* _THE TASK_: Copy each line in the data that includes the word "diagram".

* _GIVEN RECORDS_:
--- begin ---
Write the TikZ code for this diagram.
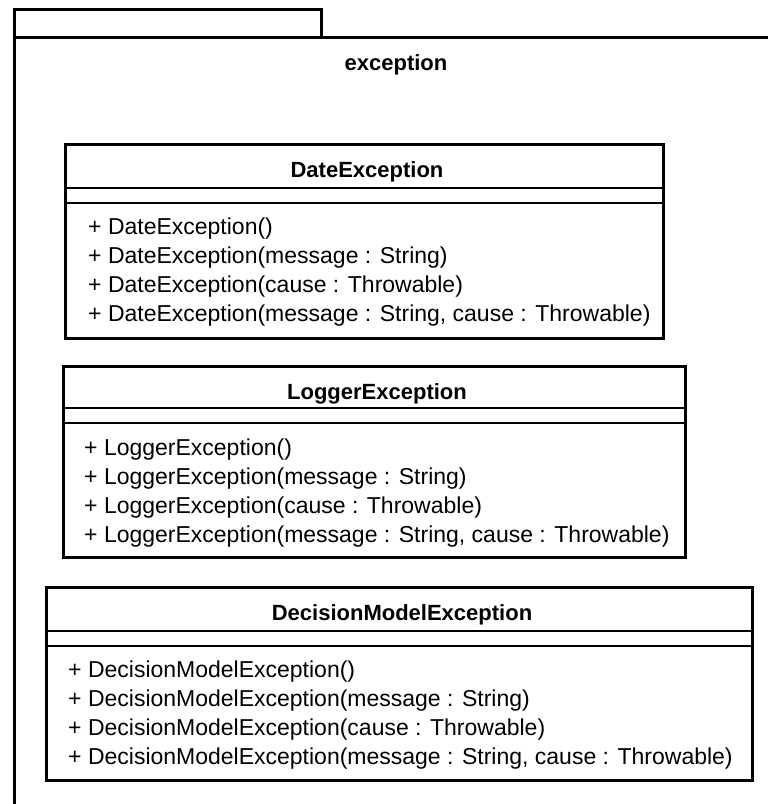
--- end ---
--- begin ---
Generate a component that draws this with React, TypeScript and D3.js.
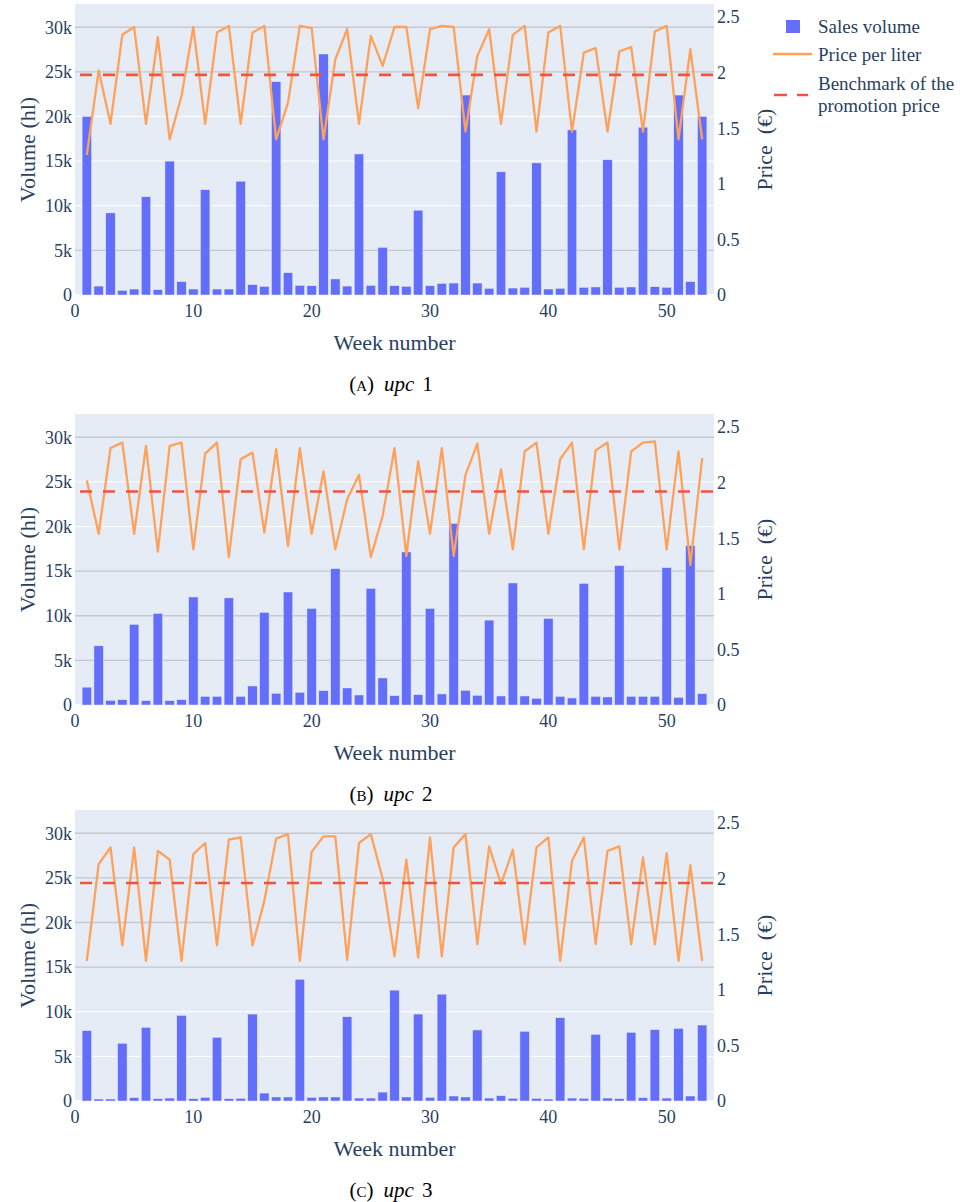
--- end ---
--- begin ---
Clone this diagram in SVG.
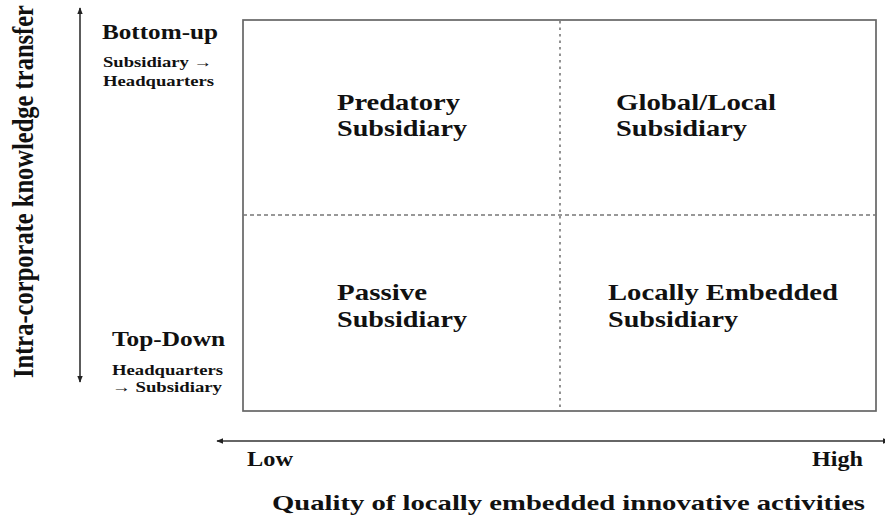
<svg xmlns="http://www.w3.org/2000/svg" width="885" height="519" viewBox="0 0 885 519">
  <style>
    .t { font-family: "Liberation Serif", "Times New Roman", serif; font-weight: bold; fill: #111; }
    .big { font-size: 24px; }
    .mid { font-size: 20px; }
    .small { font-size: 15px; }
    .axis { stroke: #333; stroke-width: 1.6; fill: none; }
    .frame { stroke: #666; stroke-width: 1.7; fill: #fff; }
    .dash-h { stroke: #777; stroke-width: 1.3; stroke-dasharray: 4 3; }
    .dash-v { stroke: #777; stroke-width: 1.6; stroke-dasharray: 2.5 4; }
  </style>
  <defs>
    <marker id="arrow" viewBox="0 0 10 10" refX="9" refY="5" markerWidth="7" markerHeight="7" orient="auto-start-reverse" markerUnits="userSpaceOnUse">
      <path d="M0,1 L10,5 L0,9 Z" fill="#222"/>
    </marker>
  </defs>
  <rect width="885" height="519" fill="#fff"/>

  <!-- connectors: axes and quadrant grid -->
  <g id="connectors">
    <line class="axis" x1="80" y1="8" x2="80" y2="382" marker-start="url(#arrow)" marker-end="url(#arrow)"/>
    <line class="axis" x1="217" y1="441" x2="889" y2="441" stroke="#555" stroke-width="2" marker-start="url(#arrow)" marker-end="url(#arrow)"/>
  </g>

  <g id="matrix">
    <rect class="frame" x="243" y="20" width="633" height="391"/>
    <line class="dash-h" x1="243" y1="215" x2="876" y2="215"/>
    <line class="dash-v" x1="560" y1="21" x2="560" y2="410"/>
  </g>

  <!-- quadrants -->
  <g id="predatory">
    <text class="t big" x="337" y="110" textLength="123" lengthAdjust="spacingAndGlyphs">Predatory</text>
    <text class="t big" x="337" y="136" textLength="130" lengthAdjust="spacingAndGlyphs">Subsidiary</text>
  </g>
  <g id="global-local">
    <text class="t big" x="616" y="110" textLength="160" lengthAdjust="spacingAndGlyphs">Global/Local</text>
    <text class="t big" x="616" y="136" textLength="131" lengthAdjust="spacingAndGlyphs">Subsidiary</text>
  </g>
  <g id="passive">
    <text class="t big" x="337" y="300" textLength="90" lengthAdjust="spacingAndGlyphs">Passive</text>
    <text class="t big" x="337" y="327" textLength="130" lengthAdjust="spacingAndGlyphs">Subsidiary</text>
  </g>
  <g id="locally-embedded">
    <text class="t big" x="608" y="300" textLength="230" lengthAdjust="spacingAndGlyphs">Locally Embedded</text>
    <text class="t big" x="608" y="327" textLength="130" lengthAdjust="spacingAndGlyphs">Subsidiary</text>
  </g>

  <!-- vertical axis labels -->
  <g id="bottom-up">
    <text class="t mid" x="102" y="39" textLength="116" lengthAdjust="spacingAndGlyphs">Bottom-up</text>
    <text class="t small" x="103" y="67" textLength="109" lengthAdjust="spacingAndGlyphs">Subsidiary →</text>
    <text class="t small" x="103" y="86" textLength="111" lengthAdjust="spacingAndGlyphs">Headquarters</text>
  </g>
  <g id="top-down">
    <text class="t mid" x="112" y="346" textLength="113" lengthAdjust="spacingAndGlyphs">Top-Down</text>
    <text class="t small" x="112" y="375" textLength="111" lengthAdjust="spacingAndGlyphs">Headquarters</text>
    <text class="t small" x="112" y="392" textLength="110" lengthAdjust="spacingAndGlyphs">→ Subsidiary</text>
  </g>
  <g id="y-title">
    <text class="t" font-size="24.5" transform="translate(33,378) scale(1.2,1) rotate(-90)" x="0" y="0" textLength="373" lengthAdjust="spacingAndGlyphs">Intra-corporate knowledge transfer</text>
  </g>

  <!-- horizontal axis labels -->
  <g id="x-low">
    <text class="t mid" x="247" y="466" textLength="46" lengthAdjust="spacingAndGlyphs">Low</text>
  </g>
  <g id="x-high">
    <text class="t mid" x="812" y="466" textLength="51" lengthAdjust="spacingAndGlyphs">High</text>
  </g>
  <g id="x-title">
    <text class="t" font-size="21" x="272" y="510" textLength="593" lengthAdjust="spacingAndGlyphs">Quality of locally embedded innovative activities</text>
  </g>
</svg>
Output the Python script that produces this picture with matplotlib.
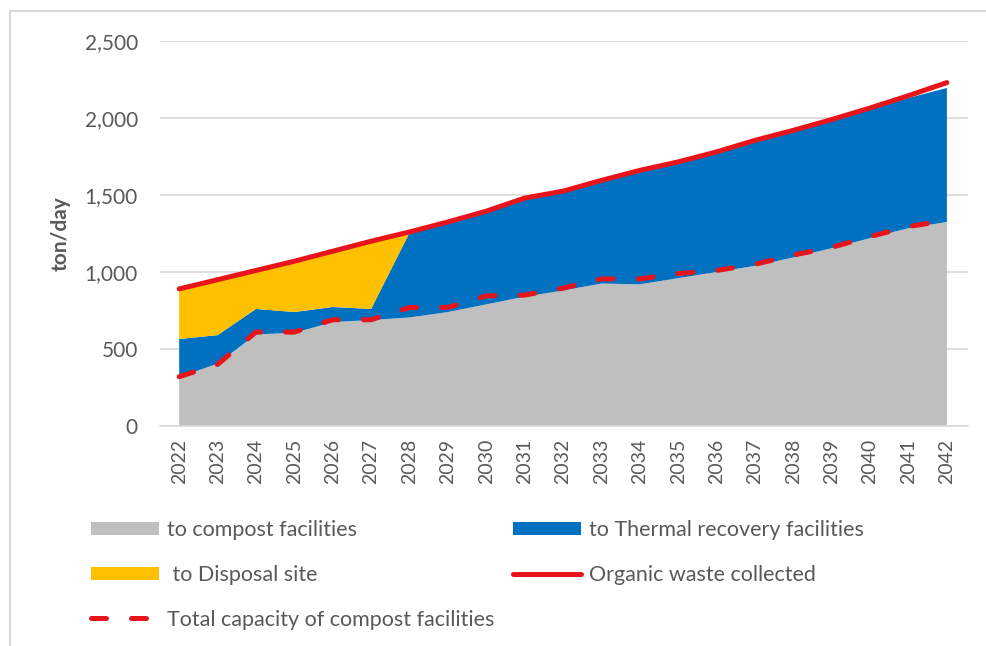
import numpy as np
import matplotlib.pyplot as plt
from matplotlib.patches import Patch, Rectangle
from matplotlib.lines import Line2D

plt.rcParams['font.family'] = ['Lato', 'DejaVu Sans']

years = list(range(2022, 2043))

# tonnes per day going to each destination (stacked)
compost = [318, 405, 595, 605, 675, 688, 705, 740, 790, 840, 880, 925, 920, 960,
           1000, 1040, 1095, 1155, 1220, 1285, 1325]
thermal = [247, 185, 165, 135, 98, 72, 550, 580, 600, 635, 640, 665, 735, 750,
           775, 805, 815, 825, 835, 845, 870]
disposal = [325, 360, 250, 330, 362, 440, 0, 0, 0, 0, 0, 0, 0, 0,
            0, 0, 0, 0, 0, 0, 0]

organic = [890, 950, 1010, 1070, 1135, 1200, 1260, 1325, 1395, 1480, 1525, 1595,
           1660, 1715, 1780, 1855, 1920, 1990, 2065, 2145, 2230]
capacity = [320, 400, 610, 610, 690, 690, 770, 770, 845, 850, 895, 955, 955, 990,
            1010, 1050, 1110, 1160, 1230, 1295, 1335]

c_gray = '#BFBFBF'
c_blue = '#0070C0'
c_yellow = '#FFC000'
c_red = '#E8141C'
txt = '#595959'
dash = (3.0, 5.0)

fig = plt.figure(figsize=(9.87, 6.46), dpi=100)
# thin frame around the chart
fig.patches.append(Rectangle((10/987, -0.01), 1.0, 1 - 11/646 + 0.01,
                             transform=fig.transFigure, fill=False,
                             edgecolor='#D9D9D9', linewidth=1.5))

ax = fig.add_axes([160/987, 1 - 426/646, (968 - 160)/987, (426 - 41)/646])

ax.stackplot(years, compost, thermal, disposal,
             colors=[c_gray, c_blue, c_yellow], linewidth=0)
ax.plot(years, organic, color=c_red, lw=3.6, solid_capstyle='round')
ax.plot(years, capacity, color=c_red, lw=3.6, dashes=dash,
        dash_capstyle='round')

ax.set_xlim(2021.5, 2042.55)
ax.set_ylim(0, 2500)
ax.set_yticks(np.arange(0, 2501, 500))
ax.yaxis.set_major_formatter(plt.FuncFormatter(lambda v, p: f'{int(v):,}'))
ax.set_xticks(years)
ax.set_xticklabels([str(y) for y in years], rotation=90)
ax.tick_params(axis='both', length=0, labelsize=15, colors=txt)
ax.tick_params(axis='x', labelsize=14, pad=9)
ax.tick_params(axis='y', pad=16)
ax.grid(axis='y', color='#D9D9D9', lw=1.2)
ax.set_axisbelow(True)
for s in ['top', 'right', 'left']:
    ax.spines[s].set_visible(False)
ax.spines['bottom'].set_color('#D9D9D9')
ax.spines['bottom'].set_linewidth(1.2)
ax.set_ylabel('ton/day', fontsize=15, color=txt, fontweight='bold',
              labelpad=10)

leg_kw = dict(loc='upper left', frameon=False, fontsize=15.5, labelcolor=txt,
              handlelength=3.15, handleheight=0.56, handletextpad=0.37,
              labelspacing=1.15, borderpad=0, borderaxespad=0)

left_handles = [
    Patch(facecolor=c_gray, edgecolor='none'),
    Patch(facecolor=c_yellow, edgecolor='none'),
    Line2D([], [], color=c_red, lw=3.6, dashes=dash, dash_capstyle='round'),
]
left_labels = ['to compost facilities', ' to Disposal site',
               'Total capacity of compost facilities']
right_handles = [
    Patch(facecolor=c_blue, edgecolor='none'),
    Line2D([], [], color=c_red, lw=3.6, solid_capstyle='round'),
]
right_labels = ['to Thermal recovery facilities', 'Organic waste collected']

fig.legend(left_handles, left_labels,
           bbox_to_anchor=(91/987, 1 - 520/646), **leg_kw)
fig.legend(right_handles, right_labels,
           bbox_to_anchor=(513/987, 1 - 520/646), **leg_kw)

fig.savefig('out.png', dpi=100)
--- end ---
* _RESPONSE FOR THIS EXERCISE_:
Write the TikZ code for this diagram.
Clone this diagram in SVG.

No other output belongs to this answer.